DIRECTIVE » Show every line in the entries below where the word "file" appears.
"""
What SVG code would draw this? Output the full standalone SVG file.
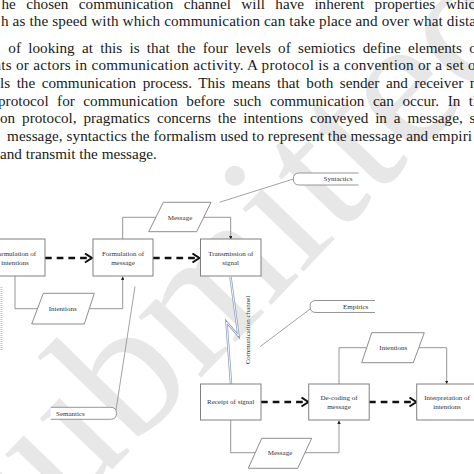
<svg xmlns="http://www.w3.org/2000/svg" width="474" height="474" viewBox="0 0 474 474">
<style>
.para{font-family:"Liberation Serif","Times New Roman",serif;font-size:15.2px;fill:#1a1a1a}
.wm{font-family:"Liberation Serif","Times New Roman",serif;font-size:190px;fill:#e7e7e7}
.box{fill:#fff;stroke:#808080;stroke-width:1}
.para-shape{fill:#fff;stroke:#808080;stroke-width:0.9}
.conn{fill:none;stroke:#8a8a8a;stroke-width:0.9}
.lead{fill:none;stroke:#8a8a8a;stroke-width:0.8}
.tab{fill:#fff;stroke:#8a8a8a;stroke-width:0.9}
.dash{fill:none;stroke:#111;stroke-width:2.3;stroke-dasharray:6.7 5}
.t{font-family:"Liberation Serif","Times New Roman",serif;font-size:7px;fill:#333;text-anchor:middle}
.tl{font-family:"Liberation Serif","Times New Roman",serif;font-size:7px;fill:#333}
</style>
<defs>
<marker id="tip" viewBox="0 0 6 6" refX="6" refY="3" markerWidth="3.5" markerHeight="3.5" orient="auto" markerUnits="userSpaceOnUse"><path d="M0,0 L6,3 L0,6 z" fill="#222"/></marker>
<marker id="chev" viewBox="0 0 10 12" refX="9" refY="6" markerWidth="9" markerHeight="11" orient="auto" markerUnits="userSpaceOnUse"><path d="M1.2,1 L8.8,6 L1.2,11" fill="none" stroke="#111" stroke-width="2.3"/></marker>
</defs>
<rect width="474" height="474" fill="#fff"/>
<text class="wm" transform="translate(14.8,570.3) rotate(-46)">submitted</text>

<g id="paragraph">
<text class="para" x="1.5" y="8.5" word-spacing="6.6">he chosen communication channel will have inherent properties which</text>
<text class="para" x="1" y="26.2" textLength="475" lengthAdjust="spacing">h as the speed with which communication can take place and over what dista</text>
<text class="para" x="8.3" y="52.5" word-spacing="3.5">of looking at this is that the four levels of semiotics define elements of</text>
<text class="para" x="-6.5" y="70.2" textLength="482" lengthAdjust="spacing">nts or actors in communication activity. A protocol is a convention or a set o</text>
<text class="para" x="0" y="87.8" word-spacing="2.7">ls the communication process. This means that both sender and receiver must</text>
<text class="para" x="-2" y="105.5" word-spacing="4.7">protocol for communication before such communication can occur. In the</text>
<text class="para" x="0" y="123.3" word-spacing="3.1">on protocol, pragmatics concerns the intentions conveyed in a message, semantics</text>
<text class="para" x="7" y="140.8" textLength="465" lengthAdjust="spacing">message, syntactics the formalism used to represent the message and empiri</text>
<text class="para" x="0" y="158.5">and transmit the message.</text>
</g>

<g id="connectors">
<path class="dash" d="M45,258 H92" marker-end="url(#chev)"/>
<path class="dash" d="M153,258 H199.5" marker-end="url(#chev)"/>
<path class="dash" d="M261,402 H308.5" marker-end="url(#chev)"/>
<path class="dash" d="M369,402 H416.5" marker-end="url(#chev)"/>
<path class="conn" d="M15,276 V308.7 H37.5"/>
<path class="conn" d="M89.3,308.7 H122.7 V276.5" marker-end="url(#tip)"/>
<path class="conn" d="M122.7,239 V217.3 H155.9"/>
<path class="conn" d="M203.7,217.3 H230.7 V239.5" marker-end="url(#tip)"/>
<path class="conn" d="M230.7,420 V452.7 H255.3"/>
<path class="conn" d="M305,452.7 H339 V420.5" marker-end="url(#tip)"/>
<path class="conn" d="M339,384 V347.7 H366.7"/>
<path class="conn" d="M418.8,347.7 H446.7 V384" marker-end="url(#tip)"/>
<path class="lead" d="M293.3,179 L219.5,202.3"/>
<path class="lead" d="M311.5,308 L260,346.7"/>
<path class="lead" d="M116,410 L135,286.5"/>
<path d="M230.5,277 L238.5,336 L226.5,322 L231,384" fill="none" stroke="#8a9bbb" stroke-width="2.4" stroke-linejoin="miter"/>
<path d="M230.5,277 L238.5,336 L226.5,322 L231,384" fill="none" stroke="#fff" stroke-width="0.9"/>
<line x1="1.5" y1="287" x2="1.5" y2="350" stroke="#c4c4c4" stroke-width="2" stroke-dasharray="1 1"/>
</g>

<g id="channel-label"><text class="t" transform="translate(250.3,330) rotate(-90)">Communication channel</text></g>

<g id="n-formint"><rect class="box" x="-15" y="239" width="60" height="37"/><text class="t" x="15" y="256.3">Formulation of</text><text class="t" x="15" y="264.6">intentions</text></g>
<g id="n-formmsg"><rect class="box" x="93" y="239" width="60" height="37"/><text class="t" x="123" y="256.3">Formulation of</text><text class="t" x="123" y="264.6">message</text></g>
<g id="n-trans"><rect class="box" x="200.5" y="239" width="60.5" height="37"/><text class="t" x="230.7" y="256.3">Transmission of</text><text class="t" x="230.7" y="264.6">signal</text></g>
<g id="n-receipt"><rect class="box" x="200.5" y="384" width="60.5" height="36"/><text class="t" x="230.7" y="404.3">Receipt of signal</text></g>
<g id="n-decode"><rect class="box" x="308.7" y="384" width="60.5" height="36"/><text class="t" x="339" y="400.3">De-coding of</text><text class="t" x="339" y="408.6">message</text></g>
<g id="n-interp"><rect class="box" x="416.7" y="384" width="60.5" height="36"/><text class="t" x="447" y="400.3">Interpretation of</text><text class="t" x="447" y="408.6">intentions</text></g>

<g id="p-intent1"><polygon class="para-shape" points="43.3,293.3 94.3,293.3 84.3,324 31.7,324"/><text class="t" x="62.7" y="311">Intentions</text></g>
<g id="p-msg1"><polygon class="para-shape" points="163.3,202.3 211,202.3 196.7,231.7 148.7,231.7"/><text class="t" x="180" y="219.6">Message</text></g>
<g id="p-msg2"><polygon class="para-shape" points="261.7,438.3 311.7,438.3 297.7,468.3 248.3,468.3"/><text class="t" x="280" y="455">Message</text></g>
<g id="p-intent2"><polygon class="para-shape" points="371.7,332.7 424.3,332.7 413.3,362.7 361.7,362.7"/><text class="t" x="393.3" y="350">Intentions</text></g>

<g id="l-syntactics"><path class="tab" d="M358.5,173 H299.3 Q293.3,173 293.3,179 Q293.3,185 299.3,185 H358.5"/><text class="t" x="338" y="181.3">Syntactics</text></g>
<g id="l-empirics"><path class="tab" d="M375,300.5 H316 Q310,300.5 310,306.5 Q310,312.5 316,312.5 H375"/><text class="t" x="355.7" y="309">Empirics</text></g>
<g id="l-semantics"><path class="tab" d="M50.7,407.3 H110.5 Q116.5,407.3 116.5,413.3 Q116.5,419.3 110.5,419.3 H50.7"/><text class="tl" x="56" y="416">Semantics</text></g>
</svg>
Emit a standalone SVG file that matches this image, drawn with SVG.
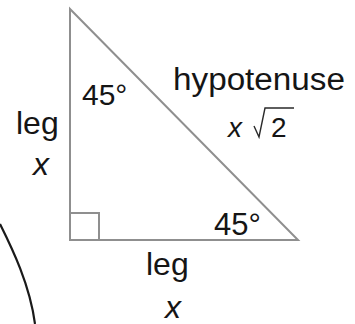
<svg xmlns="http://www.w3.org/2000/svg" width="355" height="324" viewBox="0 0 355 324">
<style>
.edge{fill:none;stroke:#8f8f8f;stroke-width:2;stroke-linecap:square}
.lbl{font-family:"Liberation Sans",Arial,sans-serif;fill:#151515}
.var{font-family:"Liberation Sans",Arial,sans-serif;font-style:italic;fill:#151515}
</style>
<rect width="355" height="324" fill="#ffffff"/>
<g id="triangle">
<path class="edge" d="M70,9 L70,240 L298,240 Z"/>
<path class="edge" d="M71,213 L99,213 L99,240"/>
</g>
<g id="labels">
<text class="lbl" x="82" y="105" font-size="30">45°</text>
<text class="lbl" x="16" y="134" font-size="32">leg</text>
<text class="var" x="33" y="175" font-size="32">x</text>
<text class="lbl" x="173" y="90" font-size="31" textLength="172" lengthAdjust="spacingAndGlyphs">hypotenuse</text>
<text class="var" x="228" y="137" font-size="28">x</text>
<path d="M254,126 L259,137 L265,108 L294,108" fill="none" stroke="#2a2a2a" stroke-width="1.4"/>
<text class="lbl" x="271" y="137" font-size="28">2</text>
<text class="lbl" x="214" y="235" font-size="31">45°</text>
<text class="lbl" x="146" y="275" font-size="32">leg</text>
<text class="var" x="165" y="318" font-size="32">x</text>
</g>
<g id="curve">
<path d="M0,224 C12,248 30,285 35,324" fill="none" stroke="#1a1a1a" stroke-width="2.2"/>
</g>
</svg>
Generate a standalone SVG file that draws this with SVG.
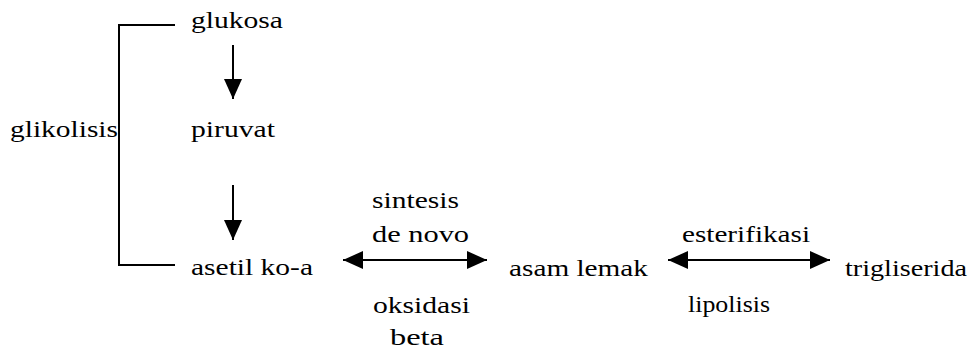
<svg xmlns="http://www.w3.org/2000/svg" width="979" height="353" viewBox="0 0 979 353">
  <defs>
    <style>
      text { font-family: "Liberation Serif", "Times New Roman", serif; font-size: 24px; fill: #000; }
      .ln { stroke: #000; stroke-width: 2; fill: none; }
    </style>
    <marker id="head" viewBox="0 0 20 18" refX="20" refY="9" markerWidth="20" markerHeight="18" markerUnits="userSpaceOnUse" orient="auto-start-reverse">
      <path d="M0,0 L20,9 L0,18 Z" fill="#000"/>
    </marker>
  </defs>
  <rect width="979" height="353" fill="#fff"/>

  <g id="connectors">
    <!-- glycolysis bracket -->
    <path class="ln" d="M175,25 H119 V265 H175"/>
    <!-- glukosa to piruvat -->
    <line class="ln" x1="233" y1="45" x2="233" y2="99" marker-end="url(#head)"/>
    <!-- piruvat to asetil ko-a -->
    <line class="ln" x1="233" y1="185" x2="233" y2="240" marker-end="url(#head)"/>
    <!-- asetil ko-a to asam lemak -->
    <line class="ln" x1="343" y1="260" x2="487" y2="260" marker-start="url(#head)" marker-end="url(#head)"/>
    <!-- asam lemak to trigliserida -->
    <line class="ln" x1="668" y1="260" x2="830" y2="260" marker-start="url(#head)" marker-end="url(#head)"/>
  </g>

  <!-- labels: serif face widened to fixed run lengths -->
  <g id="glukosa"><text x="191" y="28" textLength="92" lengthAdjust="spacingAndGlyphs">glukosa</text></g>
  <g id="glikolisis"><text x="10" y="137" textLength="108" lengthAdjust="spacingAndGlyphs">glikolisis</text></g>
  <g id="piruvat"><text x="191" y="137" textLength="84" lengthAdjust="spacingAndGlyphs">piruvat</text></g>
  <g id="asetil-koa"><text x="191" y="275" textLength="122" lengthAdjust="spacingAndGlyphs">asetil ko-a</text></g>
  <g id="asam-lemak"><text x="509" y="276" textLength="139" lengthAdjust="spacingAndGlyphs">asam lemak</text></g>
  <g id="trigliserida"><text x="845" y="276" textLength="122" lengthAdjust="spacingAndGlyphs">trigliserida</text></g>

  <g id="label-sintesis">
    <text x="372" y="208" textLength="87" lengthAdjust="spacingAndGlyphs">sintesis</text>
    <text x="372" y="242" textLength="97" lengthAdjust="spacingAndGlyphs">de novo</text>
  </g>
  <g id="label-oksidasi">
    <text x="373" y="313" textLength="97" lengthAdjust="spacingAndGlyphs">oksidasi</text>
    <text x="390" y="345" textLength="54" lengthAdjust="spacingAndGlyphs">beta</text>
  </g>
  <g id="label-esterifikasi"><text x="682" y="242" textLength="128" lengthAdjust="spacingAndGlyphs">esterifikasi</text></g>
  <g id="label-lipolisis"><text x="688" y="312" textLength="82" lengthAdjust="spacingAndGlyphs">lipolisis</text></g>
</svg>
"""
RESULT FOR THIS TASK »
What SVG code would draw this? Output the full standalone SVG file.
Emit a standalone SVG file that matches this image, drawn with SVG.
Generate a standalone SVG file that draws this with SVG.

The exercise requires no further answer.